In In early 2009 it was said that there was no funding for cybrids in the UK and ironically only three research licences were granted: to Dr S Minger of King’s College London (R0180), to Prof Lyle Armstrong of University of Newcastle Upon Tyne (R179) and to Dr Justin St. John of the University of Warwick (R183).
What happened? Basically zilch! Dr St John emigrated to Australia (where such work is prohibited), Lyle Armstrong eventually switched to working with iPS cells (a more fruitful ethical alternative) and Stephen Minger left academia to work for GE Healthcare (where he promotes work with hES cells for drug screening but definitely does not work with interspecies combinations).
This is hugely relevant for the three-parent embryo debate as 223 charities, egged on by the false promises of the scientific community, wrote to the Prime Minister in 2008 to get him to reverse his decision on hybrids and not stand in the way of disease treatments. Déjà vu?
Is it ethical?
No, there are actually huge ethical issues. A large number of human eggs will be needed for the research, involving ‘harvesting’ that is both risky and invasive for women donors. How many debt-laden students or desperate infertile women will be exploited and incentivised by being offered money or free IVF treatment in return for their eggs?
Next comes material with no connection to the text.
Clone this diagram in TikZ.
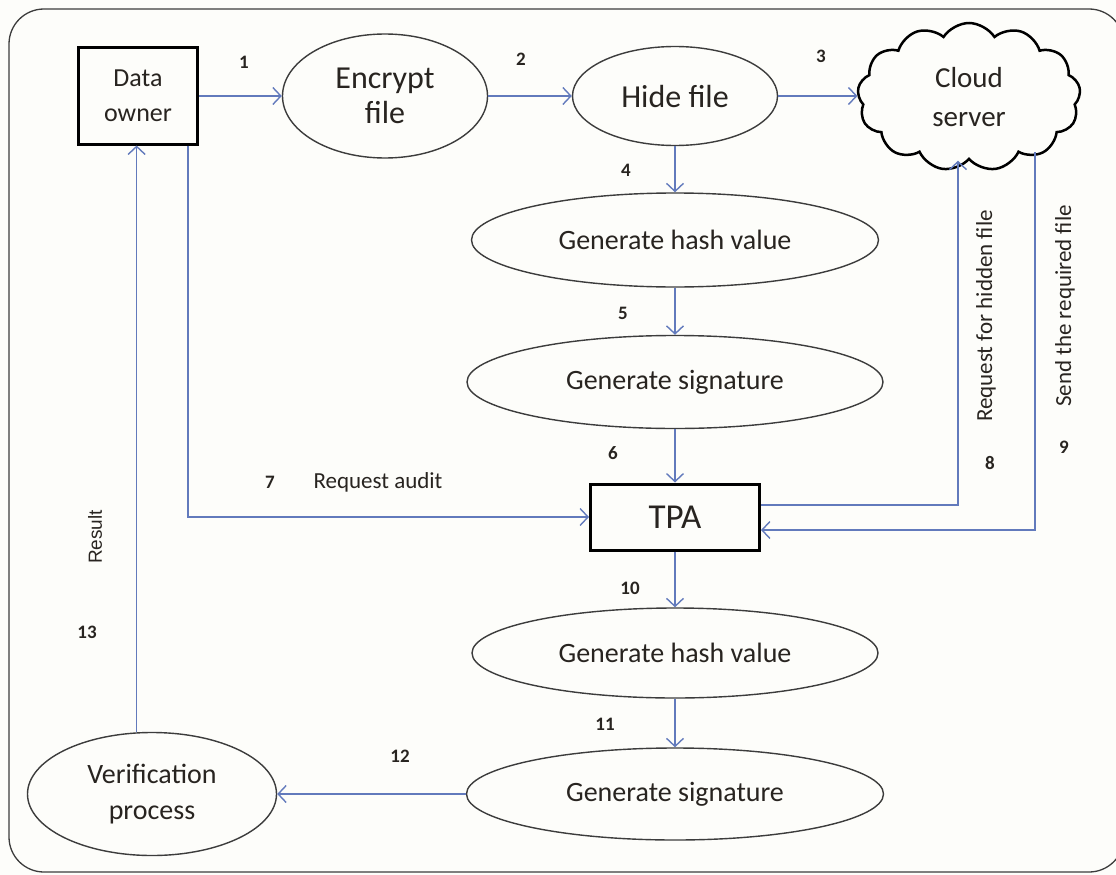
\documentclass[tikz,border=0pt]{standalone}
\usepackage{fontspec}
\setmainfont{Carlito}
\newfontfamily\arialfont{Liberation Sans}
\usetikzlibrary{shapes.geometric,shapes.symbols,arrows.meta}
\definecolor{arrowblue}{RGB}{98,122,188}
\definecolor{paper}{RGB}{253,253,250}
\definecolor{framegray}{RGB}{60,60,60}
\definecolor{ink}{RGB}{40,36,32}
\begin{document}
\begin{tikzpicture}[x=1pt,y=-1pt,
	>={Straight Barb[length=8pt,width=17pt]},
	ell/.style={ellipse,draw=framegray,line width=1.4pt,inner sep=0pt,text=ink,font=\fontsize{28}{28}\selectfont},
	box/.style={rectangle,draw=black,line width=3pt,inner sep=0pt,text=ink},
	arr/.style={arrowblue,line width=1.4pt},
	num/.style={text=ink,font=\fontsize{19}{19}\selectfont\bfseries},
	lbl/.style={text=ink,font=\fontsize{23}{23}\selectfont}]
	%background and frame
	\useasboundingbox (0,0) rectangle (1116,875);
	\fill [paper] (0,0) rectangle (1116,875);
	\draw [framegray,line width=1.3pt,rounded corners=35pt] (9,9) rectangle (1124,872);
	
	%nodes
	\node [box,minimum width=119,minimum height=96,align=center,font=\fontsize{26}{35}\selectfont] (owner) at (138,96) {Data\\owner};
	\node [ell,minimum width=205,minimum height=124,align=center,font=\fontsize{32}{35}\selectfont] (encrypt) at (385,96) {Encrypt\\file};
	\node [ell,minimum width=205,minimum height=99,font=\fontsize{32}{32}\selectfont] (hide) at (675,96) {Hide file};
	\node [cloud,draw=black,line width=2.5pt,cloud puffs=13,cloud puff arc=115,aspect=1.5,minimum width=223,minimum height=148,inner sep=0pt,align=center,text=ink,font=\fontsize{29}{39}\selectfont] (cloud) at (969,97) {Cloud\\server};
	\node [ell,minimum width=407,minimum height=94] (hash1) at (675,240) {Generate hash value};
	\node [ell,minimum width=416,minimum height=93] (sig1) at (675,382) {Generate signature};
	\node [box,minimum width=169,minimum height=66,font=\fontsize{35}{35}\selectfont] (tpa) at (675,517) {TPA};
	\node [ell,minimum width=406,minimum height=90] (hash2) at (675,653) {Generate hash value};
	\node [ell,minimum width=417,minimum height=92] (sig2) at (675,794) {Generate signature};
	\node [ell,minimum width=249,minimum height=123,align=center,font=\fontsize{28}{36}\selectfont] (verif) at (152,794) {Verification\\process};
	
	%arrows
	\draw [arr][->] (owner) -- (encrypt);
	\draw [arr][->] (encrypt) -- (hide);
	\draw [arr][->] (hide.east) -- (hide.east -| cloud.west);
	\draw [arr][->] (hide) -- (hash1);
	\draw [arr][->] (hash1) -- (sig1);
	\draw [arr][->] (sig1) -- (tpa);
	\draw [arr][->] ([xshift=50pt]owner.south) |- (tpa.west);
	\draw [arr][->] ([yshift=12pt]tpa.east) -| ([xshift=-11pt]cloud.south);
	\coordinate (c9) at (1035,152);
	\draw [arr][->] (c9) |- ([yshift=-13pt]tpa.east);
	\draw [arr][->] (tpa) -- (hash2);
	\draw [arr][->] (hash2) -- (sig2);
	\draw [arr][->] (sig2) -- (verif);
	\draw [arr][->] (verif.104) -- (verif.104 |- owner.south);
	
	%numbers and labels
	\node [num] (n1) at (244,62) {1};
	\node [num] (n2) at (521,59) {2};
	\node [num] (n3) at (821,56) {3};
	\node [num] (n4) at (626,170) {4};
	\node [num] (n5) at (623,313) {5};
	\node [num] (n6) at (613,453) {6};
	\node [num] (n7) at (270,482) {7};
	\node [num] (n8) at (990,463) {8};
	\node [num] (n9) at (1064,447) {9};
	\node [num] (n10) at (630,588) {10};
	\node [num] (n11) at (605,724) {11};
	\node [num] (n12) at (400,756) {12};
	\node [num] (n13) at (87,632) {13};
	\node [lbl] (audit) at (378,482) {Request audit};
	\node [lbl,rotate=90] (req) at (986,316) {Request for hidden file};
	\node [lbl,rotate=90] (send) at (1065,306) {Send the required file};
	\node [text=ink,rotate=90,font=\arialfont\fontsize{19}{19}\selectfont] (res) at (95,537) {Result};
\end{tikzpicture}
\end{document}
Egg donation is neither straightforward nor harmless. It involves using drugs to shut down the woman’s own ovaries, then stimulating them to produce multiple follicles then surgically extracting the resulting eggs. This all has significant health and ethical implications for the donor, including health risk to the donor from powerful hormonal treatments, injections, invasive surgery, and yet it is not for her own benefit.
A study at the Newcastle Fertility Centre, reported in Human Fertility, found that more than 20 eggs were collected from at least one in seven patients, that 14.5% of these women were subsequently admitted to hospital and nearly all reported symptoms consistent with ovarian hyperstimulation syndrome (OHSS). We do know from a recent report that just under half of 864 reported clinical incidents between 2010-2012 were due to OHSS. And: ‘Each year approximately 60 instances of severe OHSS and 150 cases of moderate OHSS are reported to the HFEA.’
How many thousands of human embryos will be destroyed? If it ever works, what issues of identity confusion will arise in children with effectively three biological parents? What does preventing those with mitochondrial disease being born say about how we value people already living with the condition? Where will this selection end? Some mitochondrial diseases are much less serious than others. Once we have judged some affected babies not worthy of being conceived, where do we draw the line, and who should draw it?
Is the debate being handled responsibly?
No. The research scientists involved have huge financial, ideological and research-based vested interests and getting the regulatory changes and research grants to continue and extend their work is dependent on them being able to sell their case to funders, the public and decision-makers. Hence their desire for attention-grabbing media headlines and heart rending (but highly extreme and unusual) human interest stories that are often selective about what facts they present.